Seis menores han sido asesinados en lo que va del año. La más reciente víctima es la pequeña María Ángel Molina, de 4 años. Y es que mientras seguimos pensando que estos casos son aislados e ignoramos lo que ocurre, la violencia contra los menores comienza a expandirse, lentamente, como un virus silencioso del que no se habla ni se opina ni se discute, pero que sigue allí arrebatando futuro y pudriendo la esperanza de un país mejor.

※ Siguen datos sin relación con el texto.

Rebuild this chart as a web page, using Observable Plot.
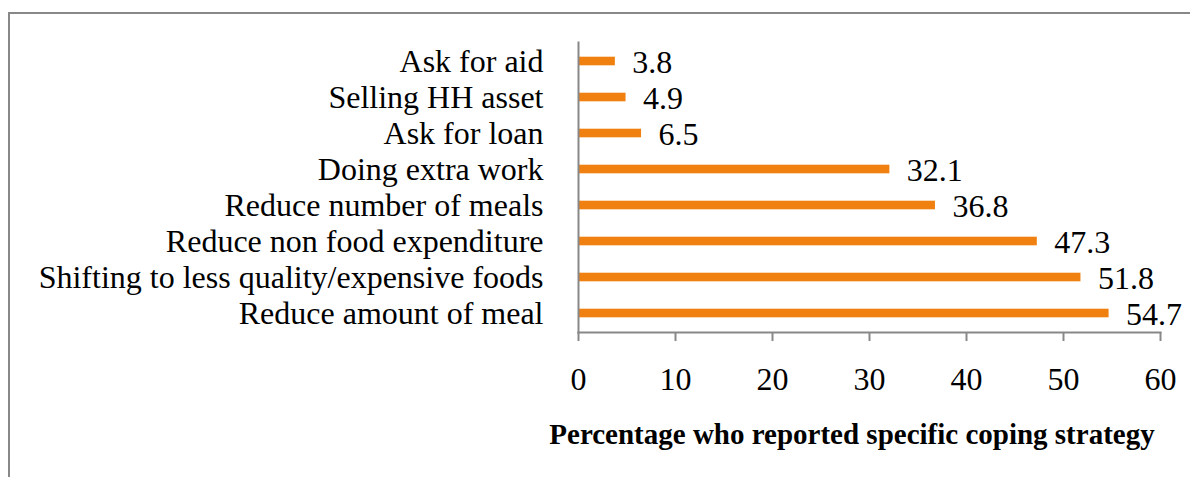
<!DOCTYPE html>
<html>
<head>
<meta charset="utf-8">
<script src="https://cdn.jsdelivr.net/npm/d3@7"></script>
<script src="https://cdn.jsdelivr.net/npm/@observablehq/plot@0.6"></script>
<style>
  html, body { margin: 0; padding: 0; background: #fff; overflow: hidden; }
  #wrap { position: relative; width: 1190px; height: 477px; overflow: hidden; }
  #border { position: absolute; left: 8px; top: 12px; width: 2000px; height: 1000px; border: 2.5px solid #888; box-sizing: border-box; }
  #chart { position: absolute; left: 0; top: 0; }
</style>
</head>
<body>
<div id="wrap"><div id="border"></div><div id="chart"></div></div>
<script>
const categories = [
  "Ask for aid",
  "Selling HH asset",
  "Ask for loan",
  "Doing extra work",
  "Reduce number of meals",
  "Reduce non food expenditure",
  "Shifting to less quality/expensive foods",
  "Reduce amount of meal"
];
const values = [3.8, 4.9, 6.5, 32.1, 36.8, 47.3, 51.8, 54.7];
const xTicks = [0, 10, 20, 30, 40, 50, 60];
const xTitle = "Percentage who reported specific coping strategy";

const data = categories.map((c, i) => ({category: c, value: values[i]}));
const font = "'Liberation Serif', 'Times New Roman', serif";

const chart = Plot.plot({
  width: 1190,
  height: 477,
  marginLeft: 578,
  marginRight: 30,
  marginTop: 42,
  marginBottom: 145,
  style: {fontFamily: font, fontSize: "32px", color: "#000", background: "transparent"},
  x: {domain: [0, 60], ticks: xTicks},
  y: {domain: categories, padding: 0},
  marks: [
    Plot.barX(data, {x: "value", y: "category", fill: "#F08010", insetTop: 13.7, insetBottom: 13.7}),
    Plot.text(data, {x: "value", y: "category", text: d => d.value.toFixed(1), textAnchor: "start", dx: 17, dy: 1, fontSize: 32, fill: "#000"}),
    Plot.frame({anchor: "left", stroke: "#888", strokeWidth: 2}),
    Plot.frame({anchor: "bottom", stroke: "#888", strokeWidth: 2}),
    Plot.axisX({ticks: xTicks, tickSize: 9, tickPadding: 26, stroke: "#888", strokeWidth: 2, fontSize: 32, label: null, tickFormat: d => String(d)}),
    Plot.axisY({tickSize: 0, tickPadding: 35, fontSize: 32, label: null}),
    Plot.text([xTitle], {frameAnchor: "bottom", dx: -17.5, dy: 111, fontSize: 29, fontWeight: "bold", fill: "#000"})
  ]
});
document.getElementById("chart").appendChild(chart);
</script>
</body>
</html>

Colombia ha sido considerado, erróneamente, como uno de los países más felices del mundo; sin embargo, la violencia sigue borrando, cada vez más sonrisas, sueños y vidas. Pese a que el país enfrenta un sinnúmero de problemas, me atrevo a decir con completa seguridad que el más grave es la normalización de la violencia, que tan parte del paisaje se nos ha vuelto que parece ya no importar.
La violencia infantil ha llegado a ser tan cotidiana, que hasta las redes sociales se convirtieron en un espacio en el que se exponen a los menores y puede ser tan peligroso como el mismo acto de vivir en este país. Un ejemplo de esto es la amenaza de muerte que recibió el menor Francisco Vera, de 11 años, quien a pesar de su corta edad se ha caracterizado por mostrar en redes una postura crítica sobre la situación social y ambiental del país. Aunque, tras la amenaza las reacciones de rechazo fueron masivas y se activaron las medidas de protección, lo cierto es que situaciones así se presentan a diario, en cada rincón del país, y es que se estima que el Instituto Colombiano de Bienestar Familiar recibe y atiende cerca de 25 000 casos de maltrato infantil cada año, una cifra que deja al descubierto la incapacidad que hemos tenido para proveer seguridad a nuestros niños.

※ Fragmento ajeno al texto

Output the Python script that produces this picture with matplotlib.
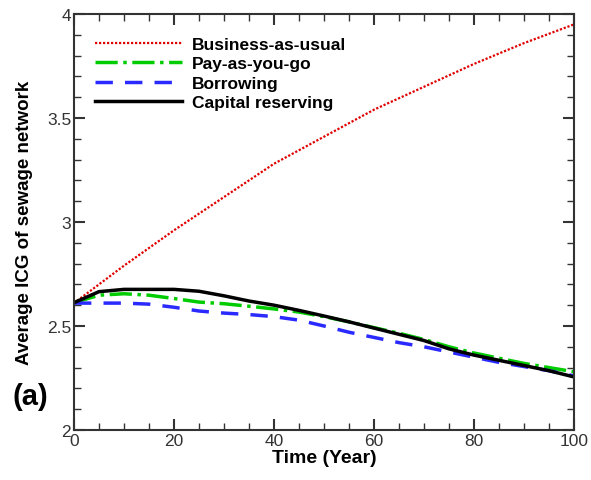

Hoy, los niños colombianos, tan ajenos a la maldad y tan propensos a sufrirla, crecen en medio de una sociedad más indolente que ayer; una sociedad que permite que estos casos sigan ocurriendo. Mientras tanto, la justicia colombiana también sigue fallando: según el ICBF, en casos de violencia sexual contra menores se presenta un índice de impunidad del 98 %. Entonces, ¿cómo se espera lograr un país menos violento, si ni siquiera se puede obtener justicia para que los agresores de menores paguen por sus delitos?

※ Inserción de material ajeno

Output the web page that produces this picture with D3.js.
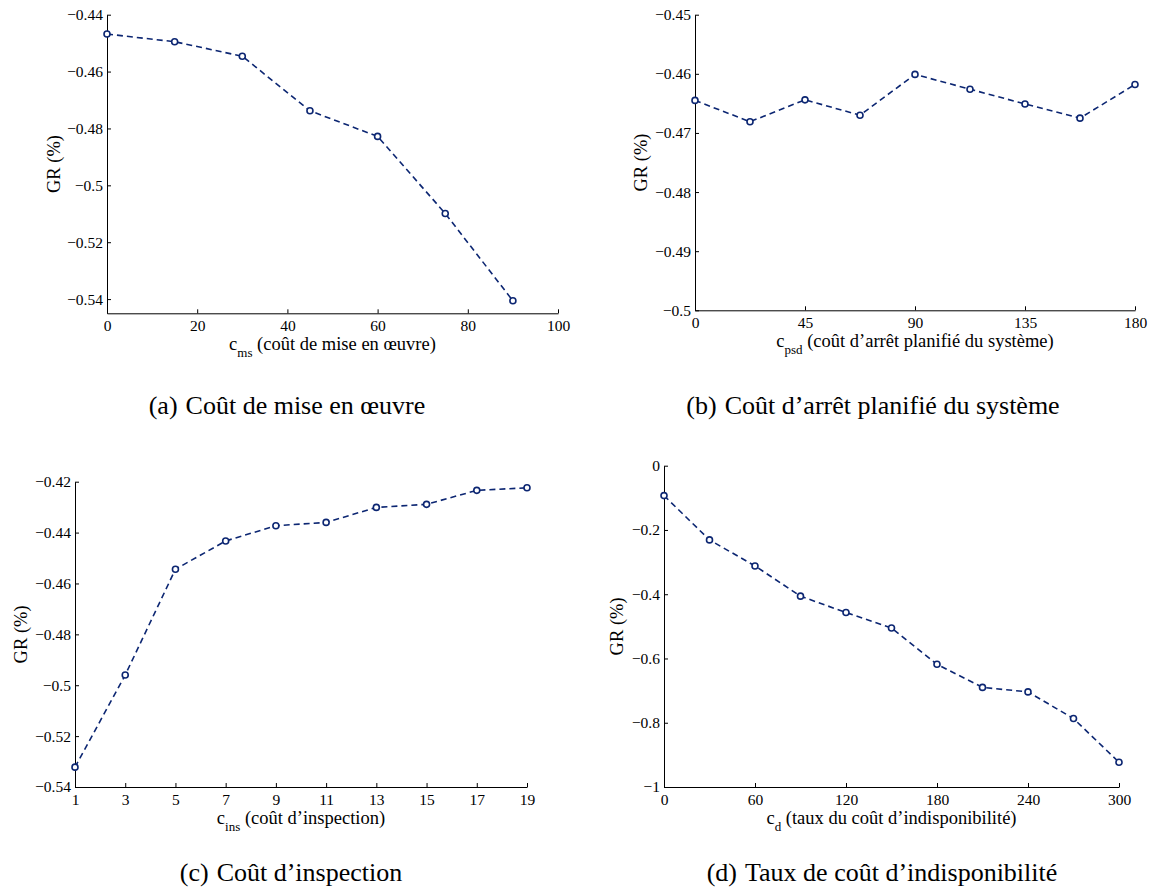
<!DOCTYPE html>
<html><head><meta charset="utf-8">
<script src="https://cdn.jsdelivr.net/npm/d3@7"></script>
<style>
body{margin:0;background:#fff;}
svg text{font-family:"Liberation Serif","Times New Roman",serif;fill:#000;}
</style></head>
<body><svg id="c" width="1154" height="889"></svg>
<script>
// ---- data ----
const aX = [0, 15, 30, 45, 60, 75, 90];
const aY = [-0.4468, -0.4495, -0.4546, -0.4738, -0.4828, -0.5099, -0.5406];
const aXTicks = [0, 20, 40, 60, 80, 100];
const aYTicks = [-0.54, -0.52, -0.5, -0.48, -0.46, -0.44];

const bX = [0, 22.5, 45, 67.5, 90, 112.5, 135, 157.5, 180];
const bY = [-0.4645, -0.4681, -0.4644, -0.4670, -0.4601, -0.4626, -0.4651, -0.4675, -0.4618];
const bXTicks = [0, 45, 90, 135, 180];
const bYTicks = [-0.5, -0.49, -0.48, -0.47, -0.46, -0.45];

const cX = [1, 3, 5, 7, 9, 11, 13, 15, 17, 19];
const cY = [-0.5322, -0.4960, -0.4544, -0.4433, -0.4373, -0.4360, -0.4301, -0.4289, -0.4234, -0.4224];
const cXTicks = [1, 3, 5, 7, 9, 11, 13, 15, 17, 19];
const cYTicks = [-0.54, -0.52, -0.5, -0.48, -0.46, -0.44, -0.42];

const dX = [0, 30, 60, 90, 120, 150, 180, 210, 240, 270, 300];
const dY = [-0.093, -0.231, -0.312, -0.406, -0.457, -0.505, -0.618, -0.690, -0.704, -0.787, -0.923];
const dXTicks = [0, 60, 120, 180, 240, 300];
const dYTicks = [-1, -0.8, -0.6, -0.4, -0.2, 0];

const panels = [
  {x: aX, y: aY, xt: aXTicks, yt: aYTicks, xd: [0, 100], yd: [-0.545, -0.44],
   sym: "c", sub: "ms", label: " (coût de mise en œuvre)", caption: "Coût de mise en œuvre", tag: "(a)",
   box: [107, 558, 14.7, 313.3], ylOff: 53, cap: [287, 414]},
  {x: bX, y: bY, xt: bXTicks, yt: bYTicks, xd: [0, 180], yd: [-0.5, -0.45],
   sym: "c", sub: "psd", label: " (coût d’arrêt planifié du système)", caption: "Coût d’arrêt planifié du système", tag: "(b)",
   box: [695, 1135, 14.7, 310.3], ylOff: 54, cap: [873, 414]},
  {x: cX, y: cY, xt: cXTicks, yt: cYTicks, xd: [1, 19], yd: [-0.54, -0.42],
   sym: "c", sub: "ins", label: " (coût d’inspection)", caption: "Coût d’inspection", tag: "(c)",
   box: [75, 527, 481.7, 787], ylOff: 54, cap: [291, 881]},
  {x: dX, y: dY, xt: dXTicks, yt: dYTicks, xd: [0, 300], yd: [-1, 0],
   sym: "c", sub: "d", label: " (taux du coût d’indisponibilité)", caption: "Taux de coût d’indisponibilité", tag: "(d)",
   box: [664, 1119, 465.7, 787], ylOff: 47, cap: [882, 881]}
];

const fmt = v => { const s = String(+(+v).toFixed(4)); return s.replace("-", "\u2212"); };
const color = "#0c2672";
const svg = d3.select("#c");

panels.forEach(p => {
  const [L, R, T, B] = p.box;
  const xs = d3.scaleLinear().domain(p.xd).range([L, R]);
  const ys = d3.scaleLinear().domain(p.yd).range([B, T]);
  const g = svg.append("g");

  const xa = g.append("g").attr("transform", `translate(0,${B})`)
    .call(d3.axisBottom(xs).tickValues(p.xt).tickFormat(fmt).tickSizeInner(-4).tickSizeOuter(0).tickPadding(7));
  const ya = g.append("g").attr("transform", `translate(${L},0)`)
    .call(d3.axisLeft(ys).tickValues(p.yt).tickFormat(fmt).tickSizeInner(-4).tickSizeOuter(0).tickPadding(4));
  [xa, ya].forEach(a => {
    a.attr("font-family", null).attr("font-size", null);
    a.selectAll("text").style("font-size", "15.5px");
    a.select(".domain").attr("stroke", "#000").attr("stroke-width", 1);
    a.selectAll(".tick line").attr("stroke", "#000");
  });

  const line = d3.line().x((d, i) => xs(p.x[i])).y(d => ys(d));
  g.append("path").datum(p.y).attr("d", line).attr("fill", "none")
    .attr("stroke", color).attr("stroke-width", 1.6).attr("stroke-dasharray", "6,4");
  g.selectAll("circle").data(p.y).join("circle")
    .attr("cx", (d, i) => xs(p.x[i])).attr("cy", d => ys(d)).attr("r", 3)
    .attr("fill", "#fff").attr("stroke", color).attr("stroke-width", 1.6);

  // x label
  const xl = g.append("text").attr("x", (L + R) / 2).attr("y", B + 37)
    .attr("text-anchor", "middle").style("font-size", "18.5px");
  xl.append("tspan").text(p.sym);
  xl.append("tspan").text(p.sub).attr("dy", 7).style("font-size", "13px");
  xl.append("tspan").text(p.label).attr("dy", -7);

  // y label
  g.append("text").attr("transform", `translate(${L - p.ylOff},${(T + B) / 2}) rotate(-90)`)
    .attr("text-anchor", "middle").attr("dy", "0.35em").style("font-size", "18.5px").text("GR (%)");

  // caption
  const cp = g.append("text").attr("x", p.cap[0]).attr("y", p.cap[1])
    .attr("text-anchor", "middle").style("font-size", "26px");
  cp.append("tspan").text(p.tag);
  cp.append("tspan").attr("dx", 8).text(p.caption);
});
</script></body></html>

Nuestra idiosincrasia ha sido, en parte, culpable. Desde siempre se nos ha presentado la violencia como algo necesario e inherente a una buena educación. Lo cierto es que mientras no podamos proveer una educación en la que la violencia sea lo que es, una herramienta de castigo que no debe ser tolerada en ningún caso, la normalización de la misma seguirá permeando nuestra realidad.
Cuestiono ahora, mientras escribo, si concebir en este país no es un acto egoísta, pero creo con completa vehemencia que lo egoísta es seguir siendo indiferentes y ajenos a la realidad que se vive en Colombia respecto al incremento en los casos de violencia contra los niños. Si seguimos siendo simples espectadores de una realidad tan injusta como inhumana, el lograr una sociedad digna en la que vivir en tranquilidad será un sueño imposible.
Queda claro que este territorio y todos los que contamos con la amarga fortuna de pertenecer a él, le hemos fallado a aquellos, que por tanto tiempo hemos llamado el "futuro del país" cuando nos olvidamos que también son parte del presente. Ojalá algún día, el maltrato y la violencia contra los niños no sea más que un amargo recuerdo de una sociedad bárbara y atrasada. Por ahora, Colombia seguirá siendo una tierra peligrosa para los menores, donde crecer será prácticamente una cuestión de suerte.